The development follows the UNICEF supported introduction of locally engineered programmes to fight child malnutrition, stunted growth and boost nutrition in pregnant women.
Mr David Tekpor, North Dayi District Nutrition Officer, told the Ghana News Agency that activities carried out included child welfare clinic, mentoring visits, administration of vitamin A supplements, using salt test kits to test salt at households and nutrition assessment counselling to TB and HIV and AIDS cases.
He said officials had covered all the 65 communities in the district while the underweight rate had been cut to 2.8 percent in addition to reaching out to 37.5 percent of 1,806 pregnant women targeted and 36 percent of 3,162 children projected.
“I refused to practice exclusive breastfeeding and told my friends not to do so, to me it was wicked to feed a baby with only breast milk for six months but with the education from the counsellors I now practice it myself,” a community health nurse said in Jordan, a community in North Dayi.
“My child is four years old, but he looks like somebody who is seven or more years and he is very intelligent and performs well in school,” Mrs Hilda Katso said.
Mary Tokuat Hodzo, 34, of Ho West, said after having a pre-term baby, seven months after pregnancy, she lost hope about her baby's chances of survival until a community nurse counsellor intervened and with the mother-to-mother support.

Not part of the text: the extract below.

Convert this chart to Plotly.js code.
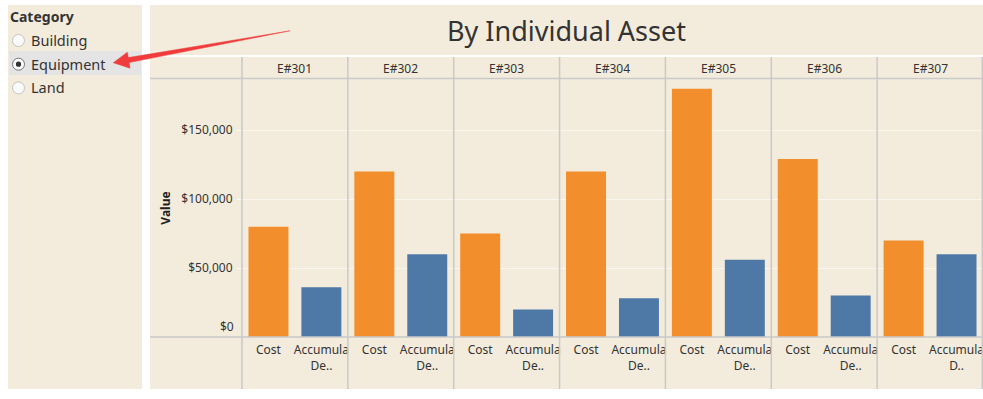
<!DOCTYPE html>
<html>
<head>
<meta charset="utf-8">
<script src="https://cdn.plot.ly/plotly-3.0.1.min.js"></script>
<style>html,body{margin:0;padding:0;background:#fff;}#chart{width:983px;height:399px;}</style>
</head>
<body>
<div id="chart"></div>
<script>
// ---- data ----
const assets = ["E#301", "E#302", "E#303", "E#304", "E#305", "E#306", "E#307"];
const measures = ["Cost", "Accumulated Depreciation"];
const costValues = [80000, 120000, 75000, 120000, 180000, 129000, 70000];
const accDepValues = [36000, 60000, 20000, 28000, 56000, 30000, 60000];
const measureTickLabels = [
  ["Cost", "Accumula<br>De.."],
  ["Cost", "Accumula<br>De.."],
  ["Cost", "Accumula<br>De.."],
  ["Cost", "Accumula<br>De.."],
  ["Cost", "Accumula<br>De.."],
  ["Cost", "Accumula<br>De.."],
  ["Cost", "Accumula<br>D.."]
];
const yTickValues = [0, 50000, 100000, 150000];
const filterTitle = "Category";
const filterOptions = ["Building", "Equipment", "Land"];
const selectedOption = "Equipment";
const chartTitle = "By Individual Asset";
const yAxisTitle = "Value";

// ---- styling helpers ----
const W = 983, H = 399;
const X = px => px / W;
const Y = py => 1 - py / H;
const FONT = "Noto Sans, Open Sans, sans-serif";
const TXT = "#333333";
const BEIGE = "#f3ecdc";
const LINE = "#c9c9c9";
const ORANGE = "#f28e2b";
const BLUE = "#4e79a7";

const colLeft = 242, colRight = 983;
const cw = (colRight - colLeft) / assets.length;
const plotTop = 79, plotBottom = 337;

const traces = [];
const layout = {
  width: W, height: H,
  margin: {l: 0, r: 0, t: 0, b: 0, pad: 0},
  paper_bgcolor: "#ffffff",
  plot_bgcolor: "rgba(0,0,0,0)",
  showlegend: false,
  bargap: 0.245,
  font: {family: FONT, color: TXT, size: 12},
  title: {
    text: chartTitle,
    font: {family: FONT, size: 27, color: TXT},
    x: X(566.5), xref: "paper", xanchor: "center",
    y: Y(32), yref: "paper", yanchor: "middle"
  },
  annotations: [],
  shapes: []
};

// y axis (shared)
layout.yaxis = {
  domain: [Y(plotBottom), Y(plotTop)],
  anchor: "x",
  range: [0, 187000],
  tickvals: yTickValues.filter(v => v !== 0),
  tickformat: "$,.0f",
  tickfont: {family: FONT, size: 12, color: TXT},
  ticks: "outside", ticklen: 4, tickcolor: "rgba(255,255,255,0.8)",
  ticklabelstandoff: 2,
  showgrid: true, gridcolor: "rgba(255,255,255,0.6)", gridwidth: 1,
  zeroline: false, showline: false,
  title: {text: yAxisTitle, font: {family: FONT, size: 12, color: "#222", weight: "bold"}, standoff: 8}
};

assets.forEach((a, i) => {
  const xa = i === 0 ? "x" : "x" + (i + 1);
  const key = i === 0 ? "xaxis" : "xaxis" + (i + 1);
  traces.push({
    type: "bar",
    x: measures,
    y: [costValues[i], accDepValues[i]],
    xaxis: xa, yaxis: "y",
    marker: {color: [ORANGE, BLUE], line: {width: 0}},
    hoverinfo: "x+y",
    name: a
  });
  layout[key] = {
    domain: [X(colLeft + i * cw), X(colLeft + (i + 1) * cw)],
    anchor: "y",
    type: "category",
    categoryorder: "array", categoryarray: measures,
    tickvals: measures,
    ticktext: measureTickLabels[i],
    tickfont: {family: FONT, size: 12, color: TXT},
    ticks: "", ticklabelstandoff: 4,
    showgrid: false, zeroline: false, showline: false, fixedrange: true
  };
  // column header
  layout.annotations.push({
    text: a, xref: xa + " domain", x: 0.5,
    yref: "paper", y: Y(68.5), xanchor: "center", yanchor: "middle",
    showarrow: false, font: {family: FONT, size: 12, color: TXT}
  });
});

// $0 label (Tableau nudges the bottom label inside the pane)
layout.annotations.push({
  text: "$0", xref: "paper", x: X(236), xanchor: "right",
  yref: "y", y: yTickValues[0], yanchor: "middle", yshift: 11,
  showarrow: false, font: {family: FONT, size: 12, color: TXT}
});

// ---- background panels ----
const rect = (x0, y0, x1, y1, color, layer) => ({
  type: "rect", xref: "paper", yref: "paper",
  x0: X(x0), x1: X(x1), y0: Y(y1), y1: Y(y0),
  fillcolor: color, line: {width: 0}, layer: layer || "below"
});
layout.shapes.push(rect(8, 5, 142, 389, BEIGE));
layout.shapes.push(rect(150, 5, 983, 55, BEIGE));
layout.shapes.push(rect(150, 57, 983, 389, BEIGE));
layout.shapes.push(rect(9, 51, 141, 75, "#e4e4e4"));

// ---- pane lines ----
const line = (x0, y0, x1, y1) => ({
  type: "line", xref: "paper", yref: "paper",
  x0: X(x0), x1: X(x1), y0: Y(y0), y1: Y(y1),
  line: {color: LINE, width: 1.5}, layer: "above"
});
layout.shapes.push(line(150, 78.5, 983, 78.5));
layout.shapes.push(line(150, 337, 983, 337));
for (let i = 0; i <= assets.length; i++) {
  const xp = Math.min(colLeft + i * cw, 982.3);
  layout.shapes.push(line(xp, 57, xp, 389));
}

// ---- filter panel ----
layout.annotations.push({
  text: "<b>" + filterTitle + "</b>", xref: "paper", yref: "paper",
  x: X(8), y: Y(16), xanchor: "left", yanchor: "middle",
  showarrow: false, font: {family: FONT, size: 14, color: TXT}
});
filterOptions.forEach((opt, k) => {
  const cy = 40.5 + k * 23.7;
  const sel = opt === selectedOption;
  layout.shapes.push({
    type: "circle", xref: "paper", yref: "paper",
    xsizemode: "pixel", ysizemode: "pixel",
    xanchor: X(18.5), yanchor: Y(cy),
    x0: -6, x1: 6, y0: -6, y1: 6,
    fillcolor: "#fbfbfb", line: {color: sel ? "#777777" : "#c4c4c4", width: 1},
    layer: "above"
  });
  if (sel) {
    layout.shapes.push({
      type: "circle", xref: "paper", yref: "paper",
      xsizemode: "pixel", ysizemode: "pixel",
      xanchor: X(18.5), yanchor: Y(cy),
      x0: -2.6, x1: 2.6, y0: -2.6, y1: 2.6,
      fillcolor: "#333333", line: {width: 0}, layer: "above"
    });
  }
  layout.annotations.push({
    text: opt, xref: "paper", yref: "paper",
    x: X(29), y: Y(cy - 0.5), xanchor: "left", yanchor: "middle",
    showarrow: false, font: {family: FONT, size: 14.5, color: TXT}
  });
});

// ---- red callout arrow ----
const pts = [[113.3, 62.8], [127.3, 52.2], [128.3, 57.6], [290, 30.8], [129.1, 62.6], [130.1, 68.2]];
const path = "M" + pts.map(p => X(p[0]) + "," + Y(p[1])).join(" L") + " Z";
layout.shapes.push({
  type: "path", xref: "paper", yref: "paper", path: path,
  fillcolor: "#f03c3c", line: {color: "#f03c3c", width: 0.5}, layer: "above"
});

Plotly.newPlot("chart", traces, layout, {displayModeBar: false, staticPlot: true});
</script>
</body>
</html>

“I delivered alone in my room when I was seven months pregnant, I thought my baby was dead, but no it wasn’t, after that people said my baby will not survive, so I went to see this nurse and she was often visiting me and advising me on how to feed my baby, my baby is now 11 months and is very healthy,” she said.
“Nutrition is fundamental to development and how we nourish our children determine how strong we are, it improves children’s brains, the impact is important during young age,” Ms Ngongi said.
“The twin brother of nutrition is sanitation, and I am happy both good nutrition and sanitation practices are being observed here, the progress is very encouraging,” she said.
Madam Lillian Selenje, a nutrition specialist with UNICEF Ghana, said the problem of malnutrition, stunting and anaemia in the country was a serious one which needed a clear policy direction and a national action plan and strategies to tame it.
“The Ghana government will have to develop a policy on nutrition, make it a priority and come out with an action plan to control stunting and anaemia,” she said.
“We still have a significant number of children who are still stunted, we are talking about over two million children who die and these are preventable,” she said.
“There are also a significant number who are malnourished, about 10,000 children are severely malnourished but this number could be high, maybe about 40,000,” she said.